Louise Murphy -- The True Story of Hansel and Gretel
Lovely and heartbreaking. This book was suggested by a woman in my book group for us to read. It got outvoted by the group, but I decided to read it anyway. It's set in Poland during WWII, and the Hansel and Gretel of this story are a young Jewish brother and sister who are abandoned in the woods by their father and stepmother. They wander through the woods, leaving the futile trail of bread crumbs, and are taken in by Magda, an old Polish healer called "witch" by the townspeople. The witch here is not evil, though. Instead, she sacrifices her own peaceful life to protect Hansel and Gretel. I'm always interested in books that tell an old story in a new way, and this doesn't disappoint.
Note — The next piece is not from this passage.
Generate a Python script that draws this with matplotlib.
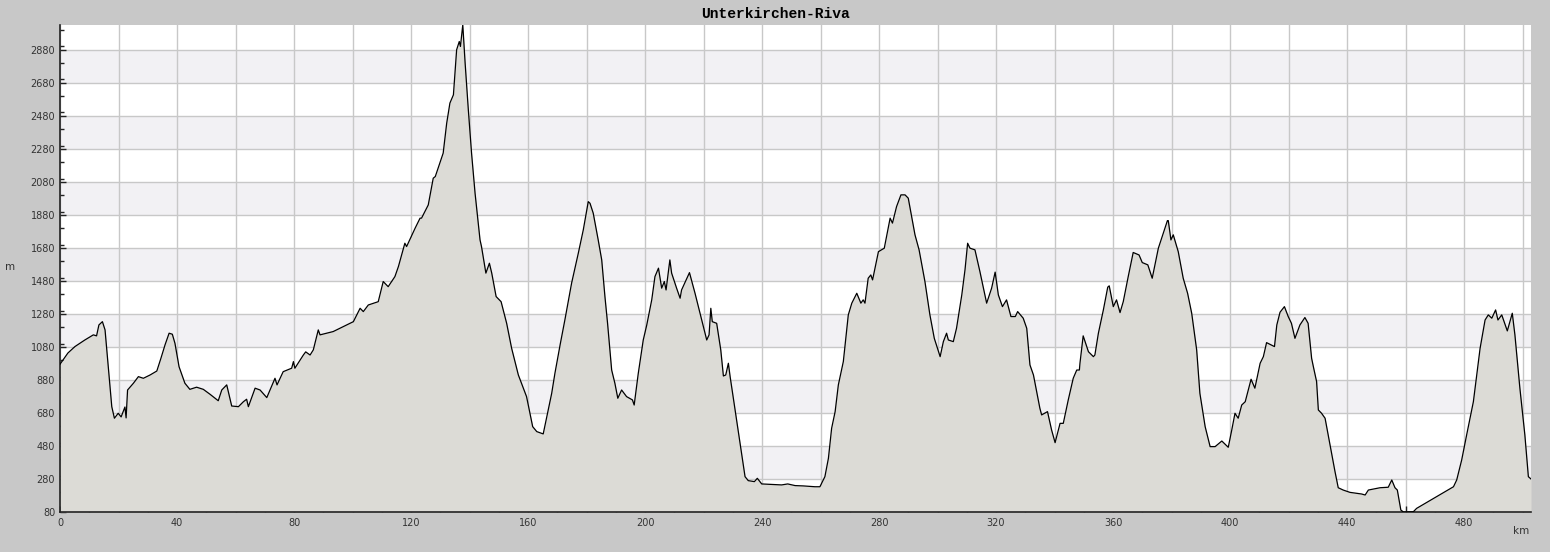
import matplotlib.pyplot as plt
from matplotlib.ticker import MultipleLocator, FuncFormatter

# 距離(km)と標高(m)
km = [0, 1.0, 2.7, 5.1, 8.5, 11.4, 12.5, 13.3, 14.5, 15.4, 16.5, 17.7, 18.6, 19.9,
      20.9, 22.2, 22.6, 23.1, 25.1, 26.8, 28.5, 30.8, 33.1, 34.5, 35.9, 37.3, 38.4,
      39.3, 40.7, 42.7, 44.4, 46.7, 49.0, 51.3, 54.1, 55.3, 57.0, 58.7, 61.0, 62.7,
      63.8, 64.4, 66.7, 68.4, 70.7, 73.5, 74.2, 76.3, 79.2, 79.8, 80.3, 82.1, 83.2,
      84.0, 85.5, 86.6, 88.3, 88.9, 93.4, 98.0, 100.3, 102.6, 103.7, 105.4, 108.8,
      110.5, 112.2, 114.5, 115.7, 117.9, 118.5, 121.4, 123.1, 123.6, 125.9, 127.6,
      128.3, 131.0, 132.2, 133.3, 134.5, 135.6, 136.5, 136.9, 137.7, 138.5, 139.6,
      140.7, 141.9, 143.6, 144.1, 145.6, 146.8, 147.6, 149.1, 150.8, 152.7, 154.4,
      156.7, 159.5, 161.6, 163.0, 165.2, 168.1, 169.2, 171.0, 172.6, 174.9, 177.2,
      178.9, 180.6, 181.2, 182.3, 184.0, 185.2, 186.3, 187.2, 188.6, 189.7, 190.7,
      192.0, 193.7, 195.7, 196.3, 197.7, 199.4, 200.6, 202.3, 203.4, 204.6, 205.7,
      206.6, 207.2, 208.5, 209.1, 210.8, 212.0, 212.5, 215.2, 217.1, 219.4, 221.1,
      221.9, 222.5, 223.0, 224.5, 225.9, 226.8, 227.6, 228.5, 229.1, 230.8, 232.5,
      234.2, 235.3, 237.4, 238.4, 239.9, 246.7, 248.8, 251.3, 254.1, 258.1, 259.8,
      261.5, 262.7, 263.8, 265.0, 266.1, 267.8, 269.0, 269.5, 270.7, 272.4, 273.8,
      274.6, 275.2, 276.3, 277.2, 277.8, 279.8, 281.8, 283.8, 284.6, 286.0, 287.5,
      288.9, 290.0, 292.3, 293.7, 295.7, 297.4, 298.9, 300.9, 302.0, 303.1, 303.7,
      305.4, 306.5, 308.3, 309.4, 310.3, 311.1, 312.8, 314.5, 315.7, 316.8, 318.5,
      319.7, 320.8, 322.2, 323.6, 325.1, 326.6, 327.4, 329.3, 330.5, 331.6, 332.8,
      333.9, 335.0, 335.6, 337.6, 339.0, 340.2, 341.9, 343.0, 344.7, 346.4, 347.6,
      348.5, 348.7, 349.8, 351.6, 353.3, 353.8, 355.0, 356.7, 358.2, 358.7, 360.1,
      361.2, 362.4, 363.5, 365.2, 366.9, 368.9, 370.0, 371.9, 373.4, 375.5, 377.2,
      378.6, 378.9, 379.8, 380.6, 382.3, 384.0, 385.5, 386.9, 388.6, 389.7, 391.5,
      393.2, 394.9, 397.2, 399.4, 400.6, 401.7, 402.8, 404.0, 405.2, 407.2, 408.5,
      410.3, 411.4, 412.5, 415.2, 416.0, 417.1, 418.6, 419.9, 421.0, 422.2, 423.9,
      425.6, 426.7, 427.9, 428.5, 429.6, 430.2, 431.3, 432.5, 434.2, 435.9, 437.0,
      438.7, 441.0, 445.0, 446.2, 447.3, 451.3, 454.1, 455.3, 456.4, 457.2, 458.4,
      459.3, 462.7, 463.8, 476.4, 477.5, 479.2, 480.9, 483.2, 485.5, 487.2, 488.3,
      489.5, 490.8, 491.6, 492.9, 494.8, 496.5, 497.4, 499.1, 500.8, 502.0, 502.9]

elev = [975, 1000, 1043, 1082, 1122, 1153, 1147, 1213, 1233, 1183, 960, 718, 648, 678,
        656, 716, 650, 819, 860, 900, 890, 910, 934, 1011, 1092, 1163, 1157,
        1102, 960, 860, 823, 836, 823, 793, 754, 819, 850, 722, 718, 748,
        763, 718, 830, 819, 773, 890, 850, 930, 951, 991, 951, 1000, 1031,
        1050, 1031, 1062, 1183, 1153, 1173, 1213, 1233, 1314, 1294, 1334, 1354,
        1476, 1445, 1506, 1567, 1708, 1688, 1799, 1860, 1860, 1940, 2102,
        2112, 2254, 2435, 2557, 2607, 2880, 2930, 2900, 3031, 2800, 2516,
        2254, 2011, 1728, 1688, 1527, 1587, 1527, 1385, 1354, 1223, 1072,
        910, 779, 597, 567, 553, 799, 920, 1095, 1243, 1466, 1648,
        1789, 1960, 1950, 1890, 1728, 1607, 1385, 1223, 940, 860, 769,
        819, 779, 759, 728, 920, 1122, 1213, 1365, 1506, 1557, 1436,
        1476, 1425, 1607, 1527, 1436, 1375, 1425, 1530, 1405, 1243, 1122,
        1153, 1314, 1233, 1223, 1062, 904, 910, 981, 900, 698, 496,
        294, 270, 264, 284, 250, 244, 250, 240, 238, 233, 233,
        294, 405, 587, 688, 850, 991, 1193, 1274, 1345, 1405, 1345,
        1365, 1345, 1496, 1516, 1486, 1657, 1678, 1860, 1830, 1930, 2001,
        2001, 1981, 1759, 1668, 1476, 1274, 1132, 1021, 1112, 1163, 1122,
        1112, 1193, 1395, 1547, 1708, 1678, 1668, 1536, 1436, 1345, 1436,
        1533, 1395, 1324, 1365, 1264, 1264, 1294, 1254, 1193, 971, 910,
        809, 708, 668, 688, 577, 500, 617, 617, 759, 890, 940,
        940, 981, 1147, 1051, 1021, 1031, 1163, 1304, 1442, 1450, 1324,
        1365, 1288, 1354, 1506, 1652, 1637, 1591, 1577, 1496, 1678, 1769,
        1845, 1845, 1728, 1759, 1657, 1496, 1405, 1284, 1062, 799, 597,
        476, 476, 510, 472, 577, 678, 648, 728, 748, 884, 830,
        981, 1021, 1106, 1082, 1213, 1290, 1324, 1264, 1223, 1132, 1213,
        1258, 1223, 1011, 960, 870, 698, 678, 648, 486, 324, 227,
        213, 199, 189, 183, 213, 227, 230, 274, 227, 213, 92,
        80, 82, 102, 233, 274, 395, 547, 748, 1072, 1243, 1274,
        1254, 1304, 1243, 1274, 1177, 1284, 1153, 830, 547, 294, 280]

title = 'Unterkirchen-Riva'
y_min, y_max = 80, 3030
x_max = 502.9

fig = plt.figure(figsize=(15.5, 5.52), dpi=100, facecolor='#c8c8c8')
ax = fig.add_axes([60 / 1550, 40 / 552, 1471 / 1550, 487 / 552])
ax.set_facecolor('white')

# 背景の縞模様
for lo in range(280, 3000, 400):
    ax.axhspan(lo, lo + 200, color='#f2f1f4', zorder=0, lw=0)

ax.fill_between(km, elev, y_min, color='#dcdbd6', zorder=2, lw=0)
ax.plot(km, elev, color='black', lw=0.9, zorder=3)

ax.set_xlim(0, x_max)
ax.set_ylim(y_min, y_max)

ax.xaxis.set_major_locator(MultipleLocator(20))
ax.xaxis.set_minor_locator(MultipleLocator(10))
ax.xaxis.set_major_formatter(FuncFormatter(lambda v, p: '%d' % v if v % 40 == 0 else ''))
ax.set_yticks(range(80, 3000, 200))
ax.yaxis.set_minor_locator(MultipleLocator(100))

ax.grid(True, which='major', color='#c8c8c8', lw=1, zorder=1)
ax.set_axisbelow(True)

ax.tick_params(which='both', direction='in', colors='#222222', labelcolor='#333333',
               labelsize=7)
ax.tick_params(which='major', length=4, width=1)
ax.tick_params(which='minor', length=3, width=1)
ax.tick_params(axis='x', pad=4)

for side in ['top', 'right']:
    ax.spines[side].set_visible(False)
for side in ['left', 'bottom']:
    ax.spines[side].set_color('#222222')
    ax.spines[side].set_linewidth(1.2)

fig.text(775 / 1550, 1 - 14 / 552, title, ha='center', va='center',
         family='Liberation Mono', fontsize=10.5, fontweight='bold', color='black')
fig.text(10 / 1550, 1 - 267 / 552, 'm', ha='center', va='center', fontsize=7.5, color='#333333')
fig.text(1521 / 1550, 1 - 531 / 552, 'km', ha='center', va='center', fontsize=7.5, color='#333333')

fig.savefig('out.png', dpi=100, facecolor=fig.get_facecolor())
Murphy gently weaves the threads of the fairytale into her Holocaust story, and finds a way to make both the familiar fairy tale and the familiar, dark story of the Holocaust new again.
Alicia Erian -- Towelhead
Still thinking about this one. It's the story of Jasira, a 13-year-old girl sent to live with her extremely conservative and sometimes abusive Lebanese father in Texas during the first Gulf War. The book explores both Jasira's relationship with her father, and her relationship with the often racist folks around her, including an Army Reservist neighbor who alternately makes her feel good and absolutely awful. The book was really disturbing in a lot of ways, but I think that's a sign of how well-written it is. Erian really probes the places we don't normally go as a society, and makes you cringe, not in a gratuitous way, but because she forces you to look at things you'd rather not see. I tore through the book, in fact, despite the disturbing subject matter. Not sure how I feel about the ending. It felt, maybe, a bit too simple. This was Erian's first book. I'll be really curious to see what she does in the future.